When it goes badly, it can lead to a fumble or the ball simply hitting the ground without being caught. Worse still, it can lead to a knock-on.
Players usually pass the ball away from the direction that they received it. This is passing on the outside. I don’t mention a category of an outside pass because that’s the standard.
The inside pass involves sending the ball back in the direction from whence it came!
It’s often a short pop-up pass with little power.
Let’s describe a typical move off a ruck. The scrum-half sends the ball long to the ten who has the option of passing it long again to a center outside him.
Instead, he flicks the ball inside to an onrushing flanker.
Here’s a video example, in this case it’s a forward to a centre.
If you watch old footage of rugby matches from the 20th century, you’ll see the dive pass executed by scrumhalves getting the ball away from the scrum or ruck.
The ball is on the ground. The passer crouches low, scoops the ball up, and dives forward. This lets them release the ball with strength.
It used to be an iconic move in rugby. But it fell out of favor because coaches realized that it takes the scrum-half out of the game for an extra second!
They now want the nines to stay on their feet so they can move fast to the next ruck.
However, you’ll still see it the odd time. Usually, the ball has rolled unexpectedly out of a ruck.

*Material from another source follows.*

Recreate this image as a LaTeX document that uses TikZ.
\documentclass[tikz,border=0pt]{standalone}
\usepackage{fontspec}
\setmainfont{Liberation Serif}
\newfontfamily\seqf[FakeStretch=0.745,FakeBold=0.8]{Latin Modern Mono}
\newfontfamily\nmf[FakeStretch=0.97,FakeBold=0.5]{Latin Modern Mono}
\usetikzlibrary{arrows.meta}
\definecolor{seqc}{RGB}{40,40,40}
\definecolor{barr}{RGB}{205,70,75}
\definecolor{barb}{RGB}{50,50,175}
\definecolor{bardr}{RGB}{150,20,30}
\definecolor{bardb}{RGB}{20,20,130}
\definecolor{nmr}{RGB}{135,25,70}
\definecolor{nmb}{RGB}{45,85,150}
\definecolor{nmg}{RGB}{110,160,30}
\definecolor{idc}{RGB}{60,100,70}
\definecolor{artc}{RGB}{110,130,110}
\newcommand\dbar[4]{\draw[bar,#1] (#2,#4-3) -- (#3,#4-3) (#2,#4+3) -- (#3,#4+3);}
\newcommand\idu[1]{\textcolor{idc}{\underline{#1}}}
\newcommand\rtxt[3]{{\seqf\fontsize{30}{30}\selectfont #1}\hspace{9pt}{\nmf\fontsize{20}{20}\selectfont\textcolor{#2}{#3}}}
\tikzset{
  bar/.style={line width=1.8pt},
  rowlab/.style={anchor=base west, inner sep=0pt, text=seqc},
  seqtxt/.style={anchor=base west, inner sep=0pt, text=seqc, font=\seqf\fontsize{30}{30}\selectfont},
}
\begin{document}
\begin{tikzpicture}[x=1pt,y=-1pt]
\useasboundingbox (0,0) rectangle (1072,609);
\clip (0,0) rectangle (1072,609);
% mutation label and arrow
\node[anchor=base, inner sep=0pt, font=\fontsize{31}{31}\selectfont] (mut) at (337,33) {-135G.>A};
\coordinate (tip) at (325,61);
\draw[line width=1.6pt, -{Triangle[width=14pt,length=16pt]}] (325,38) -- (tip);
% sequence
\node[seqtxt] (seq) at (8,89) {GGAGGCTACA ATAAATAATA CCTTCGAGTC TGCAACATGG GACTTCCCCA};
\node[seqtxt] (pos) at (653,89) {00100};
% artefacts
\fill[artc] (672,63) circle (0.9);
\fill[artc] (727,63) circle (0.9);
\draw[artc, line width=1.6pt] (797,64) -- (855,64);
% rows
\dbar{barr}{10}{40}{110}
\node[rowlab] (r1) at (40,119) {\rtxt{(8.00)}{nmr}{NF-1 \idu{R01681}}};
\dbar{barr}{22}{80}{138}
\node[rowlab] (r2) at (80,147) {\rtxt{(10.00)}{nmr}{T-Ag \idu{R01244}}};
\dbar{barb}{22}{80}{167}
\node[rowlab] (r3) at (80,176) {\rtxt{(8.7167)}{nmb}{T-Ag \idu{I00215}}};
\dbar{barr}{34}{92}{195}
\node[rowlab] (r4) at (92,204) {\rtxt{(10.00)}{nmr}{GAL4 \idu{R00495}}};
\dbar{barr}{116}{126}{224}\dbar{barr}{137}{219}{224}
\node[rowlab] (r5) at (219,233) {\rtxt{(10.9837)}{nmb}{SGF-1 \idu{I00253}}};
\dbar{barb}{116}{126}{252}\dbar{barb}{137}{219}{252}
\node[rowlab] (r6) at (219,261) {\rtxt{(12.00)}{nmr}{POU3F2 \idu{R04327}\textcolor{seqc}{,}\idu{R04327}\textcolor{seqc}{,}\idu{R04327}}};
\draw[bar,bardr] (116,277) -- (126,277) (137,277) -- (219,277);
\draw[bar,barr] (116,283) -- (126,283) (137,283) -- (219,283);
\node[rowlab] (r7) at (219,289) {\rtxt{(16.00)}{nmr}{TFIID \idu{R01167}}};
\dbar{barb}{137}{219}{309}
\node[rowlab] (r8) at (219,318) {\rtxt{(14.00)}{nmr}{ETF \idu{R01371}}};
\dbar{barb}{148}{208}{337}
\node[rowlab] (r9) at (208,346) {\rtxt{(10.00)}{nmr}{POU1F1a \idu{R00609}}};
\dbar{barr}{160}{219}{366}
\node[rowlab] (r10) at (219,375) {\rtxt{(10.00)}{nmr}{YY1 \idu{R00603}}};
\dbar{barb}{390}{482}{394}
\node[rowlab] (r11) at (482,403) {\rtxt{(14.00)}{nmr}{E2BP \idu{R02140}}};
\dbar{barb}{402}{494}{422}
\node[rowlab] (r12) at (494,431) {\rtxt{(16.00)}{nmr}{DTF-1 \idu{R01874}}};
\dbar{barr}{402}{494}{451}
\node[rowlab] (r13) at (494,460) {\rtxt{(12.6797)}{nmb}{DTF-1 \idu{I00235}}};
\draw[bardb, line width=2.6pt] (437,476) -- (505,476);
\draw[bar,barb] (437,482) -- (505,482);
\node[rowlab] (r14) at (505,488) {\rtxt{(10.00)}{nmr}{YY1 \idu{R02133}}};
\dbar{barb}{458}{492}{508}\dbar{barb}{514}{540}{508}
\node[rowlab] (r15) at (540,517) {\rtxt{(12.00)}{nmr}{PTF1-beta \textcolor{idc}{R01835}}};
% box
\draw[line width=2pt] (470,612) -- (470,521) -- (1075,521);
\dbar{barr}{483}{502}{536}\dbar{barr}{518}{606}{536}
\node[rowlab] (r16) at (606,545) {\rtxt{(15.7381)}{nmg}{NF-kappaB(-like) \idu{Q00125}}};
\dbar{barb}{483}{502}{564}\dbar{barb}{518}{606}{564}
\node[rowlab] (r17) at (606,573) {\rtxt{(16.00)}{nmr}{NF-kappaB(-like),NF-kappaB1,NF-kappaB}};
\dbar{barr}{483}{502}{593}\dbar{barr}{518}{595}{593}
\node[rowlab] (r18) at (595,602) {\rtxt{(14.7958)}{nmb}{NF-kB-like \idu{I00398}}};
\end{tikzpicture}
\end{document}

This makes it fair game for the defenders to pounce.
With no time, the scrumhalf may dive-pass to get the ball away.
The slap pass involves slapping a ball away instead of the usual catch-pass action.
It’s rare in the sport because players have so little control over the direction of the ball. They have to hope that it will go backward and not be intercepted.

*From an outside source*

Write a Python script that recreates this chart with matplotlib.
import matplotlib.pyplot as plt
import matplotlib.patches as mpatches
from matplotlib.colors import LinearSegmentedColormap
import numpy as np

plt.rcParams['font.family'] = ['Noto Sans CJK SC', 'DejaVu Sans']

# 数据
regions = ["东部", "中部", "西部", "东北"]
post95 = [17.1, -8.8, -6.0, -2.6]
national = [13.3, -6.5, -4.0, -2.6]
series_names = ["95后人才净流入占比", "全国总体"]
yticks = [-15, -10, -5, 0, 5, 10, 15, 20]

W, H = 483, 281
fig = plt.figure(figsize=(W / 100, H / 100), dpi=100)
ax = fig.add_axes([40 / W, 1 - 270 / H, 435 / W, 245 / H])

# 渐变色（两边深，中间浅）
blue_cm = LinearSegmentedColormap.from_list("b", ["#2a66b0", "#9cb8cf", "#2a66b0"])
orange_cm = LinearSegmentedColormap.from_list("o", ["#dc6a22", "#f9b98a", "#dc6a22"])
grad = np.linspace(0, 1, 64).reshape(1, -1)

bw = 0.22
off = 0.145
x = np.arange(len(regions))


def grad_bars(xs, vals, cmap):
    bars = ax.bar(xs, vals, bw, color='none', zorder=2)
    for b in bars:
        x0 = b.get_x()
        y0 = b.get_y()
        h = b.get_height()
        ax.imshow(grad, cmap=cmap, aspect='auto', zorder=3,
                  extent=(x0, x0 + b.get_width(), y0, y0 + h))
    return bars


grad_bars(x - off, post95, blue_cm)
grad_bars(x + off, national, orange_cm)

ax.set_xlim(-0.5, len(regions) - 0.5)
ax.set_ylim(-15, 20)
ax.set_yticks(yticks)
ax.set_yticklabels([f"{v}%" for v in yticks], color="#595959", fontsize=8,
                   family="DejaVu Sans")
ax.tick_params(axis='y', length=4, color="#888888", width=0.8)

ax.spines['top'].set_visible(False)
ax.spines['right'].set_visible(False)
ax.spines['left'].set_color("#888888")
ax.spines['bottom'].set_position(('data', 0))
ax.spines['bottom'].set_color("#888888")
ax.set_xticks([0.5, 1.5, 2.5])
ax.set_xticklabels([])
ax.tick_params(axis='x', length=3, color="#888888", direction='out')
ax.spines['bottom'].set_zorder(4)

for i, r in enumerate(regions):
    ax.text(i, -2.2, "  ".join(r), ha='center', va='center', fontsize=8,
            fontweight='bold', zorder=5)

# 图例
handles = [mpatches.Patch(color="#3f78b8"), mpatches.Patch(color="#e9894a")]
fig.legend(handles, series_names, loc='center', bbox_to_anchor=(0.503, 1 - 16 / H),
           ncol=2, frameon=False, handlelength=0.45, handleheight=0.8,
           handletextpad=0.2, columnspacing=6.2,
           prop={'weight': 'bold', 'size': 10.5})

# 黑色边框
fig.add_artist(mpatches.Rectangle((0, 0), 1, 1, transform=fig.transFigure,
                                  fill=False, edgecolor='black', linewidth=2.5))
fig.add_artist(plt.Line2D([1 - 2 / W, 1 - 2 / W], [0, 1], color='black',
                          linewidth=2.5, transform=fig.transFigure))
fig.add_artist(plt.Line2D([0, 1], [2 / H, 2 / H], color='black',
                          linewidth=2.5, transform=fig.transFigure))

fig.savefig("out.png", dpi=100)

Players will only execute this risky play when they know they will be tackled at the same point as they receive the pass. If their teammate is unmarked outside them, then it can result in a spectacular break down the line.
Through The Legs Pass
This is another rare but spectacular move, usually reserved for outside backs who like to look flashy!
The player receives the ball while facing in the direction of the first passer. He doesn’t have time to adjust his body to give the usual outside pass.
Instead, he bends over and throws it between his legs. Needless to say, this is very difficult to execute. And when it doesn’t come off, the player looks very stupid indeed!
Some players will go through their careers and never execute this kind of pass. I’ve seen Irish legend Brian O’Driscoll pull it off several times.